Leg cramps stop Irish’s Morgione
Greg Morgione took the court at the Linder Family Tennis Center Saturday morning in Mason, just outside of Cincinnati.
He knew facing Trevor Ball was one more step to his ultimate goal, a state championship. Morgione won his Division II state semifinal match, 7-6, 5-7, 6-0, but it didn’t come without its ups and downs.
“I loved playing every second of the match today,” Morgione said. “Trevor had all the pressure being the favorite to win it all this year, and him and probably all of his friends thought I was out of it down 2-5 until I saved three set points and got back into it.

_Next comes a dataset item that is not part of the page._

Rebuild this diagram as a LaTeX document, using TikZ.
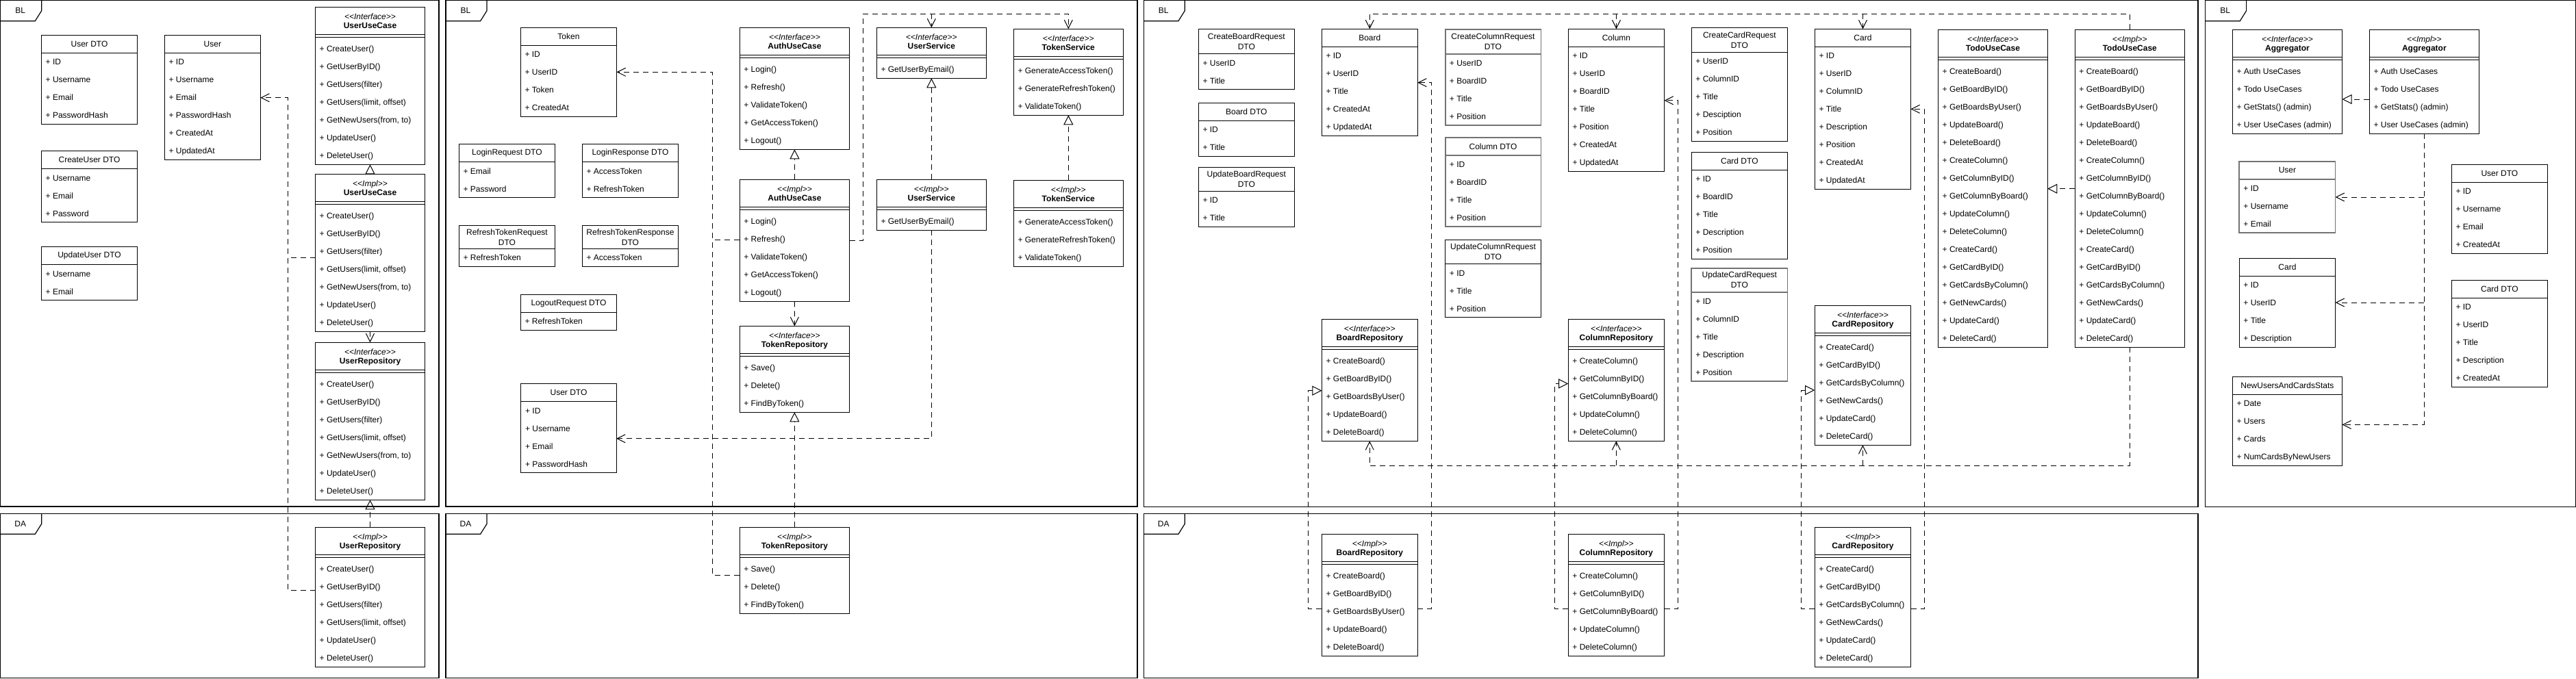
\documentclass[tikz,border=0pt]{standalone}
\usepackage{fontspec}
\setmainfont{Liberation Sans}
\usetikzlibrary{arrows.meta}
\newcount\rowcnt
\tikzset{
  box/.style={draw,line width=1pt,inner sep=0pt,outer sep=0pt,fill=white},
  cline/.style={line width=1pt},
  nb/.style={},
  gb/.style={draw=black!55,line width=1.6pt},
  txt/.style={inner sep=0pt,font=\fontsize{12}{15}\selectfont},
  frame/.style={line width=1.2pt},
  dl/.style={line width=1pt,dash pattern=on 8pt off 6pt},
  dep/.style={dl,-{Straight Barb[length=12pt,width=12pt]}},
  real/.style={dl,-{Triangle[open,length=14pt,width=14pt]}},
}
\newcommand\st[1]{\textit{{<}{<}#1{>}{>}}}
% simple class: name x y w headh style title rows
\newcommand\clsS[8]{%
  \global\rowcnt=0
  \foreach \r in {#8}{\global\advance\rowcnt by 1}
  \node[box,#6,minimum width=#4pt,minimum height={(#5+26*\the\rowcnt)*1pt},anchor=north west] (#1) at (#2,#3) {};
  \draw[cline,#6] (#2,{#3+#5}) -- ++(#4,0);
  \node[txt,align=center] at ({#2+#4/2},{#3+#5/2}) {#7};
  \foreach[count=\i] \r in {#8}{\node[txt,anchor=base west] at ({#2+6},{#3+#5+17.3+26*(\i-1)}) {+ \r};}
}
% interface/impl class: name x y w stereo title rows
\newcommand\clsI[7]{%
  \global\rowcnt=0
  \foreach \r in {#7}{\global\advance\rowcnt by 1}
  \node[box,minimum width=#4pt,minimum height={(48+26*\the\rowcnt)*1pt},anchor=north west] (#1) at (#2,#3) {};
  \draw[cline] (#2,{#3+40}) -- ++(#4,0);
  \draw[cline] (#2,{#3+44}) -- ++(#4,0);
  \node[txt,anchor=base] at ({#2+#4/2},{#3+17.8}) {\st{#5}};
  \node[txt,anchor=base] at ({#2+#4/2},{#3+31.3}) {\bfseries #6};
  \foreach[count=\i] \r in {#7}{\node[txt,anchor=base west] at ({#2+6},{#3+65.3+26*(\i-1)}) {+ \r};}
}
\newcommand\frm[5]{%
  \draw[frame] (#1,#2) rectangle (#3,#4);
  \draw[frame] ({#1+60},#2) -- ({#1+60},{#2+15}) -- ({#1+50.6},{#2+30}) -- (#1,{#2+30});
  \node[txt] at ({#1+29},{#2+15}) {#5};
}
\begin{document}
\begin{tikzpicture}[x=1pt,y=-1pt]
\useasboundingbox[fill=white] (0,0) rectangle (3762,991);
% frames
\frm{0.7}{0.7}{641}{740}{BL}
\frm{0.7}{750.3}{641}{990.3}{DA}
\frm{651}{0.7}{1661}{740}{BL}
\frm{651}{750.3}{1661}{990.3}{DA}
\frm{1670.3}{0.7}{3210}{740.4}{BL}
\frm{1670.3}{750.3}{3210}{990.3}{DA}
\frm{3220.6}{0.7}{3761.3}{740.5}{BL}

% ---------- panel 1
\clsS{udto1}{60.5}{51.7}{140}{25.6}{nb}{User DTO}{ID,Username,Email,PasswordHash}
\clsS{cudto}{60.5}{220.3}{140}{26.4}{nb}{CreateUser DTO}{Username,Email,Password}
\clsS{uudto}{60.5}{360.3}{140}{26.4}{nb}{UpdateUser DTO}{Username,Email}
\clsS{user1}{240.4}{51.7}{140}{25.6}{nb}{User}{ID,Username,Email,PasswordHash,CreatedAt,UpdatedAt}
\clsI{uucI}{460.5}{10.3}{160}{Interface}{UserUseCase}{CreateUser(),GetUserByID(),GetUsers(filter),{GetUsers(limit, offset)},{GetNewUsers(from, to)},UpdateUser(),DeleteUser()}
\clsI{uucM}{460.5}{254.3}{160}{Impl}{UserUseCase}{CreateUser(),GetUserByID(),GetUsers(filter),{GetUsers(limit, offset)},{GetNewUsers(from, to)},UpdateUser(),DeleteUser()}
\clsI{urI}{460.5}{500.3}{160}{Interface}{UserRepository}{CreateUser(),GetUserByID(),GetUsers(filter),{GetUsers(limit, offset)},{GetNewUsers(from, to)},UpdateUser(),DeleteUser()}
\clsI{urM}{460.5}{770.3}{160}{Impl}{UserRepository}{CreateUser(),GetUserByID(),GetUsers(filter),{GetUsers(limit, offset)},UpdateUser(),DeleteUser()}

% ---------- panel 2
\clsS{token}{760.3}{40.3}{140.3}{26}{nb}{Token}{ID,UserID,Token,CreatedAt}
\clsS{lreq}{670.3}{210.3}{140.3}{26.4}{nb}{LoginRequest DTO}{Email,Password}
\clsS{lresp}{850.3}{210.3}{140.3}{26.4}{nb}{LoginResponse DTO}{AccessToken,RefreshToken}
\clsS{rreq}{670.3}{329.3}{140.3}{34}{nb}{RefreshTokenRequest\\DTO}{RefreshToken}
\clsS{rresp}{850.3}{329.3}{140.3}{34}{nb}{RefreshTokenResponse\\DTO}{AccessToken}
\clsS{lout}{760.3}{430.3}{140.3}{26}{nb}{LogoutRequest DTO}{RefreshToken}
\clsS{udto2}{760.9}{560.3}{139.2}{26.4}{nb}{User DTO}{ID,Username,Email,PasswordHash}
\clsI{aucI}{1080.2}{40.3}{160.5}{Interface}{AuthUseCase}{Login(),Refresh(),ValidateToken(),GetAccessToken(),Logout()}
\clsI{aucM}{1080.2}{262.3}{160.5}{Impl}{AuthUseCase}{Login(),Refresh(),ValidateToken(),GetAccessToken(),Logout()}
\clsI{trI}{1080.2}{476.3}{160.3}{Interface}{TokenRepository}{Save(),Delete(),FindByToken()}
\clsI{trM}{1080.2}{770.3}{160.3}{Impl}{TokenRepository}{Save(),Delete(),FindByToken()}
\clsI{usI}{1280.3}{40.3}{160}{Interface}{UserService}{GetUserByEmail()}
\clsI{usM}{1280.3}{262.3}{160}{Impl}{UserService}{GetUserByEmail()}
\clsI{tsI}{1480.3}{42.3}{160}{Interface}{TokenService}{GenerateAccessToken(),GenerateRefreshToken(),ValidateToken()}
\clsI{tsM}{1480.3}{263.3}{160}{Impl}{TokenService}{GenerateAccessToken(),GenerateRefreshToken(),ValidateToken()}

% ---------- panel 3
\clsS{cbr}{1750.3}{42.3}{140}{36.4}{nb}{CreateBoardRequest\\DTO}{UserID,Title}
\clsS{bdto}{1750.3}{150.3}{140}{26}{nb}{Board DTO}{ID,Title}
\clsS{ubr}{1750.3}{244.3}{140}{35}{nb}{UpdateBoardRequest\\DTO}{ID,Title}
\clsS{board}{1930.3}{42.3}{140}{26}{nb}{Board}{ID,UserID,Title,CreatedAt,UpdatedAt}
\clsS{ccr}{2110.7}{42.7}{139.6}{36.3}{gb}{CreateColumnRequest\\DTO}{UserID,BoardID,Title,Position}
\clsS{cdto}{2110.7}{201}{139.6}{26}{gb}{Column DTO}{ID,BoardID,Title,Position}
\clsS{ucr}{2110.7}{350.3}{139.6}{35.4}{nb}{UpdateColumnRequest\\DTO}{ID,Title,Position}
\clsS{column}{2290.3}{42.3}{140.3}{26}{nb}{Column}{ID,UserID,BoardID,Title,Position,CreatedAt,UpdatedAt}
\clsS{ccar}{2470.2}{40.3}{140.3}{36}{nb}{CreateCardRequest\\DTO}{UserID,ColumnID,Title,Desciption,Position}
\clsS{carddto}{2470.2}{222.3}{140.3}{26}{nb}{Card DTO}{ID,BoardID,Title,Description,Position}
\clsS{ucar}{2470.2}{391.7}{140.3}{35}{gb}{UpdateCardRequest\\DTO}{ID,ColumnID,Title,Description,Position}
\clsS{card}{2650.4}{42.3}{140.1}{26}{nb}{Card}{ID,UserID,ColumnID,Title,Description,Position,CreatedAt,UpdatedAt}
\clsI{tdI}{2830.5}{43.3}{159.8}{Interface}{TodoUseCase}{CreateBoard(),GetBoardByID(),GetBoardsByUser(),UpdateBoard(),DeleteBoard(),CreateColumn(),GetColumnByID(),GetColumnByBoard(),UpdateColumn(),DeleteColumn(),CreateCard(),GetCardByID(),GetCardsByColumn(),GetNewCards(),UpdateCard(),DeleteCard()}
\clsI{tdM}{3030.2}{43.3}{160.2}{Impl}{TodoUseCase}{CreateBoard(),GetBoardByID(),GetBoardsByUser(),UpdateBoard(),DeleteBoard(),CreateColumn(),GetColumnByID(),GetColumnByBoard(),UpdateColumn(),DeleteColumn(),CreateCard(),GetCardByID(),GetCardsByColumn(),GetNewCards(),UpdateCard(),DeleteCard()}
\clsI{brI}{1930.4}{466.3}{139.7}{Interface}{BoardRepository}{CreateBoard(),GetBoardByID(),GetBoardsByUser(),UpdateBoard(),DeleteBoard()}
\clsI{brM}{1930.4}{780.2}{139.7}{Impl}{BoardRepository}{CreateBoard(),GetBoardByID(),GetBoardsByUser(),UpdateBoard(),DeleteBoard()}
\clsI{crI}{2290.2}{466.3}{140.3}{Interface}{ColumnRepository}{CreateColumn(),GetColumnByID(),GetColumnByBoard(),UpdateColumn(),DeleteColumn()}
\clsI{crM}{2290.2}{780.2}{140.3}{Impl}{ColumnRepository}{CreateColumn(),GetColumnByID(),GetColumnByBoard(),UpdateColumn(),DeleteColumn()}
\clsI{karI}{2650.2}{446.2}{140.4}{Interface}{CardRepository}{CreateCard(),GetCardByID(),GetCardsByColumn(),GetNewCards(),UpdateCard(),DeleteCard()}
\clsI{karM}{2650.2}{770.4}{140.4}{Impl}{CardRepository}{CreateCard(),GetCardByID(),GetCardsByColumn(),GetNewCards(),UpdateCard(),DeleteCard()}

% ---------- panel 4
\clsI{agI}{3260.3}{43.3}{160.2}{Interface}{Aggregator}{Auth UseCases,Todo UseCases,GetStats() (admin),User UseCases (admin)}
\clsI{agM}{3460.3}{43.3}{160.1}{Impl}{Aggregator}{Auth UseCases,Todo UseCases,GetStats() (admin),User UseCases (admin)}
\clsS{user4}{3270.2}{235.7}{140.4}{26.3}{gb}{User}{ID,Username,Email}
\clsS{udto4}{3580.3}{240.3}{140.1}{26}{nb}{User DTO}{ID,Username,Email,CreatedAt}
\clsS{card4}{3270.2}{377.7}{140.4}{25.7}{nb}{Card}{ID,UserID,Title,Description}
\clsS{cdto4}{3580.3}{409.2}{140.1}{26.1}{nb}{Card DTO}{ID,UserID,Title,Description,CreatedAt}
\clsS{stats}{3260.3}{550.3}{160.2}{26.1}{nb}{NewUsersAndCardsStats}{Date,Users,Cards,NumCardsByNewUsers}

% ---------- connectors panel 1
\draw[real] (uucM.north) -- (uucI.south);
\draw[dep] (uucM.south) -- (urI.north);
\draw[real] (urM.north) -- (urI.south);
\draw[dep] (urM.west |- 0,862.3) -- (420.3,862.3) -- (420.3,142.7) -- (user1.east |- 0,142.7);
\coordinate (j1) at (420.3,376.3);
\draw[dl] (uucM.west |- j1) -- (j1);

% ---------- connectors panel 2
\draw[real] (aucM.north) -- (aucI.south);
\draw[dep] (aucM.south) -- (trI.north);
\draw[real] (trM.north) -- (trI.south);
\draw[dep] (trM.west |- 0,840) -- (1040.2,840) -- (1040.2,105.3) -- (token.east |- 0,105.3);
\coordinate (j2) at (1040.2,350.7);
\draw[dl] (aucM.west |- j2) -- (j2);
\draw[dep] (aucM.east |- 0,351) -- (1260.3,351) -- (1260.3,20.3) -| (tsI.north);
\coordinate (j3) at (usI.north |- 0,20.3);
\draw[dep] (j3) -- (usI.north);
\draw[real] (usM.north) -- (usI.south);
\draw[real] (tsM.north) -- (tsI.south);
\draw[dep] (usM.south) |- (udto2.east |- 0,640.7);

% ---------- connectors panel 3
\draw[real] (tdM.west |- 0,275.7) -- (tdI.east |- 0,275.7);
\draw[dep] (tdM.north) -- (tdM.north |- 0,20.3) -| (board.north);
\coordinate (j4) at (column.north |- 0,20.3);
\coordinate (j5) at (card.north |- 0,20.3);
\draw[dep] (j4) -- (column.north);
\draw[dep] (j5) -- (card.north);
\draw[dep] (tdM.south) -- (tdM.south |- 0,680.4) -| (brI.south);
\coordinate (j6) at (crI.south |- 0,680.4);
\coordinate (j7) at (karI.south |- 0,680.4);
\draw[dep] (j6) -- (crI.south);
\draw[dep] (j7) -- (karI.south);
\draw[real] (brM.west |- 0,889.1) -- (1910.7,889.1) -- (1910.7,570.7) -- (brI.west |- 0,570.7);
\draw[dep] (brM.east |- 0,889.1) -- (2090.3,889.1) -- (2090.3,120.7) -- (board.east |- 0,120.7);
\draw[real] (crM.west |- 0,889.1) -- (2270.4,889.1) -- (2270.4,560.5) -- (crI.west |- 0,560.5);
\draw[dep] (crM.east |- 0,889.1) -- (2450.6,889.1) -- (2450.6,146.7) -- (column.east |- 0,146.7);
\draw[real] (karM.west |- 0,889.1) -- (2630.4,889.1) -- (2630.4,570) -- (karI.west |- 0,570);
\draw[dep] (karM.east |- 0,889.1) -- (2810.4,889.1) -- (2810.4,159.3) -- (card.east |- 0,159.3);

% ---------- connectors panel 4
\draw[real] (agM.west |- 0,145) -- (agI.east |- 0,145);
\draw[dep] (agM.south) |- (stats.east |- 0,620.4);
\coordinate (j8) at (agM.south |- 0,288);
\coordinate (j9) at (agM.south |- 0,442);
\draw[dep] (j8) -- (user4.east |- j8);
\draw[dep] (j9) -- (card4.east |- j9);
\end{tikzpicture}
\end{document}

“After splitting the first two sets, I saw he was getting tired and knew it was my time to take advantage. Seeing tons of people come over to watch the end of it just motivated me more to get the win.”
Morgione was to face Andrew Zimcosky of Chagrin Falls in the final, a player to whom Morgione lost the district title in Akron a week ago.
But Morgione felt something amiss late in the semifinal match.
“After the match I went to get stretched out because I cramped up on the last point of the match,” he said. “At that point, I started getting cramps everywhere imaginable on both legs. It’s probably the most pain I had to endure in my life. I thank the trainers down at the tournament, but despite weeks preparation of my body for the moment, I couldn’t compete any further.”
The Ursuline junior could not play the final.
The temperature reached near 90 degrees, but the heat wasn’t a factor during the Ball match.
“I mean the heat was tough out there,” Morgione said. “It wasn’t affecting me mentally and physically on the court, but obviously I felt the effects after.”
Today, Morgione’s Ursuline team goes to Reynoldsburg to play in the Ohio Tennis Coaches Association Division II team tournament semifinals and finals. Ursuline faces Ottawa Hills in a semifinal this morning. The winner takes on the Wellington-Cincinnati Country Day winner in the final.
Morgione was excited about the experience of the Ohio High School Athletic Association state tournament, but playing for a team state title is something else.
He said he hopes he’ll be able to play today.
“It’s great and all playing for yourself, but knowing you can share a state title with your closest friends and teammates that you’ve worked so hard with is unprecedented,” Morgione said.